A case in point is that of the results of the referendum which was held concomitantly with the December 8 senatorial elections. Despite advice from several quarters of civil society, including the Liberian Council of Churches calling for the postponement of the referendum, NEC boss, Davidetta Browne Lansanah, strongly supported by Minister of State Nathaniel McGill, insisted the referendum would go ahead as planned.
More importantly, the Supreme Court had placed a stay on the conduct of the referendum following the hearing of a Petition filed by the CPP, advancing several reasons why the referendum should not be held.
Key amongst such reasons advanced was that of insufficient public education on the issues to be voted on as well as the time limits imposed by the Constitution requiring that the referendum be held not sooner than one year prior to the publication of an official Gazette announcing the referendum and stating reasons for its conduct.

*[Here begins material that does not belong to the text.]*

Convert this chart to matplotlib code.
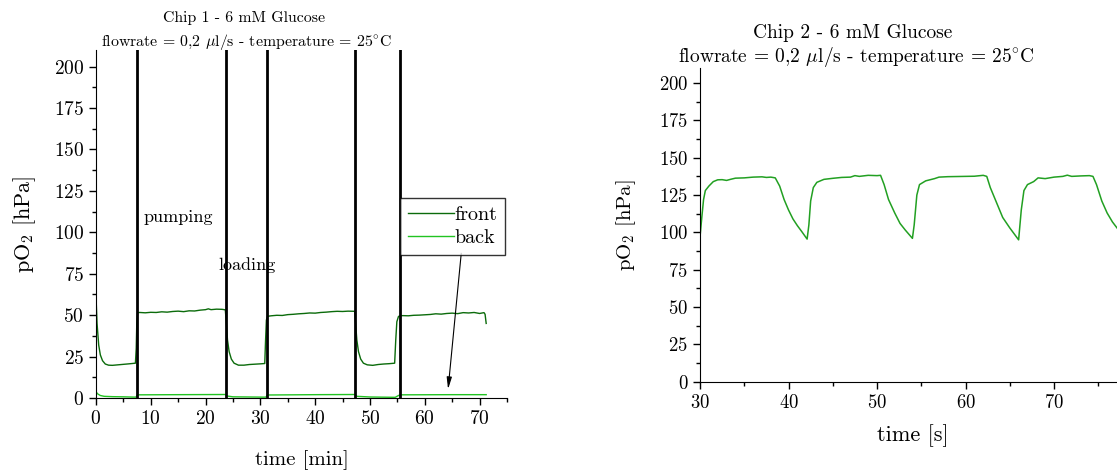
import matplotlib
matplotlib.use("Agg")
import matplotlib.pyplot as plt
from matplotlib.ticker import MultipleLocator

plt.rcParams['font.family'] = ['cmr10', 'DejaVu Serif']
plt.rcParams['mathtext.fontset'] = 'cm'
plt.rcParams['axes.formatter.use_mathtext'] = True

# chip 1 - front sensor (time in min, pO2 in hPa)
front_t = [0.0, 0.2, 0.5, 0.8, 1.2, 1.7, 2.3, 3, 4, 5, 6, 7.2, 7.35, 7.45, 7.6,
           8, 9, 10, 11, 12, 13, 14, 15, 16, 17, 18, 19, 20, 20.5, 21, 22, 23, 23.6,
           23.8, 24, 24.3, 24.7, 25.2, 26, 27, 28, 29, 30, 30.8, 30.95, 31.1, 31.3,
           32, 33, 34, 35, 36, 37, 38, 39, 40, 41, 42, 43, 44, 45, 46, 47.2,
           47.4, 47.6, 47.9, 48.3, 48.8, 49.5, 50.5, 51.5, 52.5, 53.5, 54.5, 54.7, 54.9, 55.2, 55.5,
           56, 57, 58, 59, 60, 61, 62, 63, 64, 65, 66, 67, 68, 69, 70, 70.8, 71.0, 71.2]
front_v = [62, 45, 32, 26, 22.5, 20.5, 19.8, 19.7, 20, 20.3, 20.6, 21, 30, 45, 51.5,
           51.6, 51.4, 51.7, 51.6, 52, 51.8, 52.2, 52.4, 52.1, 52.6, 52.5, 53, 53.3, 53.8, 53.3, 53.6, 53.5, 53.2,
           45, 35, 28, 23.5, 21, 19.8, 19.8, 20.2, 20.4, 20.6, 20.8, 35, 47, 49.3,
           49.6, 49.9, 49.8, 50.3, 50.5, 50.8, 51, 51.3, 51.2, 51.6, 51.8, 52.1, 52.3, 52.2, 52.4, 52.3,
           44, 35, 28, 23.5, 21, 20, 19.7, 20.2, 20.5, 20.7, 21, 35, 46, 49.2, 49.6,
           49.7, 49.6, 49.9, 50, 50.2, 50.4, 50.8, 50.6, 51, 51.2, 50.9, 51.5, 51.3, 51.6, 51, 51.5, 50.5, 45]

# chip 1 - back sensor
back_t = [0, 0.3, 0.8, 1.5, 3, 5, 7.3, 7.5, 7.8, 15, 23.6, 23.9, 25, 31, 31.3, 40,
          47.3, 47.6, 50, 54.6, 55.2, 55.6, 65, 71.2]
back_v = [3.8, 2.5, 1.5, 1.0, 0.8, 0.7, 0.5, 1.5, 1.9, 2.0, 2.1, 1.2, 0.7, 0.5, 1.8, 2.0,
          2.1, 1.0, 0.6, 0.4, 1.5, 1.9, 2.0, 2.0]

# switching times (pumping / loading)
switch_t = [7.4, 23.7, 31.3, 47.3, 55.5]

# chip 2 (time in s)
chip2_t = [30.0, 30.2, 30.4, 30.6, 31.0, 31.5, 32, 32.5, 33, 33.5, 34, 35, 36, 37, 37.5, 38, 38.5,
           39, 39.5, 40, 40.5, 41, 41.5, 42.1, 42.3, 42.5, 42.8, 43.2, 44, 45, 46, 47, 47.5, 48, 49,
           50, 50.4, 50.8, 51.3, 52, 52.6, 53.2, 54.0, 54.2, 54.5, 54.8, 55.5, 56.5, 57, 58, 59, 60,
           61, 62, 62.4, 62.8, 63.5, 64.2, 65, 66.0, 66.3, 66.6, 67, 67.7, 68.2, 69, 70, 71, 71.5,
           72, 73, 74, 74.4, 74.8, 75.4, 76, 76.6, 77.5]
chip2_v = [97, 110, 122, 128, 131, 134, 135.2, 135.3, 134.8, 135.6, 136.3, 136.5, 137, 137.2, 136.8, 137, 136.5,
           131, 122, 115, 109, 104.5, 100.5, 95.5, 105, 121, 130, 133.5, 135.5, 136.2, 136.8, 137, 138, 137.5, 138.2,
           138, 138.2, 132, 122, 113, 106, 101.5, 96, 105, 125, 132, 134.5, 136, 137, 137.3, 137.4, 137.5,
           137.6, 138.2, 137.5, 130, 120, 110, 103, 95, 115, 128, 132, 134, 136.5, 136, 137, 137.5, 138.3,
           137.5, 137.8, 138, 137.5, 132, 121, 113, 107, 100]

subtitle = r'flowrate = 0,2 $\mu$l/s - temperature = 25$^{\circ}$C'

fig = plt.figure(figsize=(11.17, 4.73), dpi=100)


def style_axes(ax, size):
    ax.spines['top'].set_visible(False)
    ax.spines['right'].set_visible(False)
    ax.yaxis.set_major_locator(MultipleLocator(25))
    ax.yaxis.set_minor_locator(MultipleLocator(12.5))
    ax.xaxis.set_major_locator(MultipleLocator(10))
    ax.xaxis.set_minor_locator(MultipleLocator(5))
    ax.tick_params(which='major', direction='out', length=5, width=1, labelsize=size)
    ax.tick_params(which='minor', direction='out', length=3, width=1)


# left panel
ax1 = fig.add_axes([0.0859, 0.1586, 0.368, 0.7357])
style_axes(ax1, 14)
ax1.plot(front_t, front_v, color='#0b6b0b', lw=1, label='front')
ax1.plot(back_t, back_v, color='#22c322', lw=1, label='back')
for t in switch_t:
    ax1.axvline(t, color='black', lw=2)
ax1.set_xlim(0, 75)
ax1.set_ylim(0, 210)
ax1.set_xlabel('time [min]', fontsize=15, labelpad=16)
ax1.set_ylabel(r'pO$_2$ [hPa]', fontsize=16, labelpad=11)
ax1.text(15.05, 109, 'pumping', fontsize=13, ha='center', va='center')
ax1.text(27.6, 80, 'loading', fontsize=13, ha='center', va='center')
ax1.annotate('', xy=(64.2, 3.6), xytext=(66.7, 89),
             arrowprops=dict(arrowstyle='-|>,head_width=0.15,head_length=0.7', color='black', lw=0.8))
leg = ax1.legend(loc='upper left', bbox_to_anchor=(0.739, 0.575), fontsize=14.5, frameon=True,
                 fancybox=False, edgecolor='black', handlelength=2.3, handletextpad=0,
                 borderpad=0.4, labelspacing=0.25, borderaxespad=0)
leg.get_frame().set_linewidth(1)
fig.text(244 / 1117, 1 - 18 / 473, 'Chip 1 - 6 mM Glucose', fontsize=11.4, ha='center', va='center')
fig.text(246 / 1117, 1 - 42 / 473, subtitle, fontsize=11.4, ha='center', va='center')

# right panel (runs past the right edge of the figure)
ax2 = fig.add_axes([0.6267, 0.193, 0.3803, 0.663])
style_axes(ax2, 13.5)
ax2.plot(chip2_t, chip2_v, color='#22a022', lw=1.1)
ax2.set_xlim(30, 78)
ax2.set_ylim(0, 210)
ax2.set_xlabel('time [s]', fontsize=16, labelpad=9)
ax2.set_ylabel(r'pO$_2$ [hPa]', fontsize=15, labelpad=15)
fig.text(853 / 1117, 1 - 33 / 473, 'Chip 2 - 6 mM Glucose', fontsize=14, ha='center', va='center')
fig.text(856 / 1117, 1 - 57 / 473, subtitle, fontsize=14, ha='center', va='center')

fig.savefig('out.png', dpi=100)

Well, the referendum was held anyway, despite the Supreme Court’s Stay order. Results show that the number of invalid votes was significantly high and that the votes failed to attain the two-thirds majority required.
The officially proclaimed winner of the Montserrado county elections, Darius Dillon had, prior to the vote, urged all his supporters to vote NO to all the referendum proposals while his rival Thomas Fallah urged his supporters to vote YES.
At the end of the day, the records showed that Dillon had won with an overwhelming margin securing nearly a quarter of a million votes (246,000) as opposed to his rival who captured just about half (125,000 votes). As a matter of fact, the CDC lost in nearly all the counties save three (3).
But rising public concern about the referendum results prompted the December 14, 2020 editorial of the Daily Observer, questioning whether the results of the referendum were in limbo since Madame Lansanah had apparently deliberately avoided mention about its results.
Since then, NEC has announced that so far, across all 15 counties, an average of 60 percent of the ballots cast in the referendum were invalid votes — confirming warnings by civil society, the religious community, and other groups that there was not proper and sufficient voter education done on the referendum. Therefore, if any of the propositions in the referendum pass, it would be by a simple majority — not the two-thirds of registered voters requirement prescribed by the Constitution. Meanwhile, the NEC is relying on an (Section 4 (a) of the elections law under “referendum” to suggest that referendum results be calculated based on two-thirds of valid votes cast.
According to elections experts and former NEC Commissioner Jonathan Weedor and former NEC Chairman James Fromayan, now of the Center for Democratic Elections (CEDEM), the legal and constitutional requirement for the referendum to pass is two-thirds of all registered voters voting in the election, meaning 66 percent of all votes cast. This is different from the absolute majority requirement which is much easier to obtain as it requires 50 percent plus one of all votes cast.
In the opinion of the Daily Observer, this is a serious matter with deep implications for sustained peace and stability in our dear Liberia and it is one about which spin doctoring and mercenary journalism have no place.
That said, the Daily Observer calls on the NEC to release the results of the referendum forthwith in order to help lay the matter to rest. The Daily Observer also calls on opposition political parties to publicly release their tally sheets showing evidence of the referendum vote count in order to help dispel any claims that the referendum results show overwhelming approval of the 8 proposals advanced.
In the interest of peace and stability, all sides should consider it an obligation to provide the evidence. The Chairperson of the NEC, Davidetta Browne Lansanah is especially urged to publish by voting precinct/polling center/county, the results of the referendum just as was done with the results of the senatorial elections.
Remember, this is not all about money, prestige or status. It is all about Liberia, its sustained peace, stability and the future of its generations yet unborn.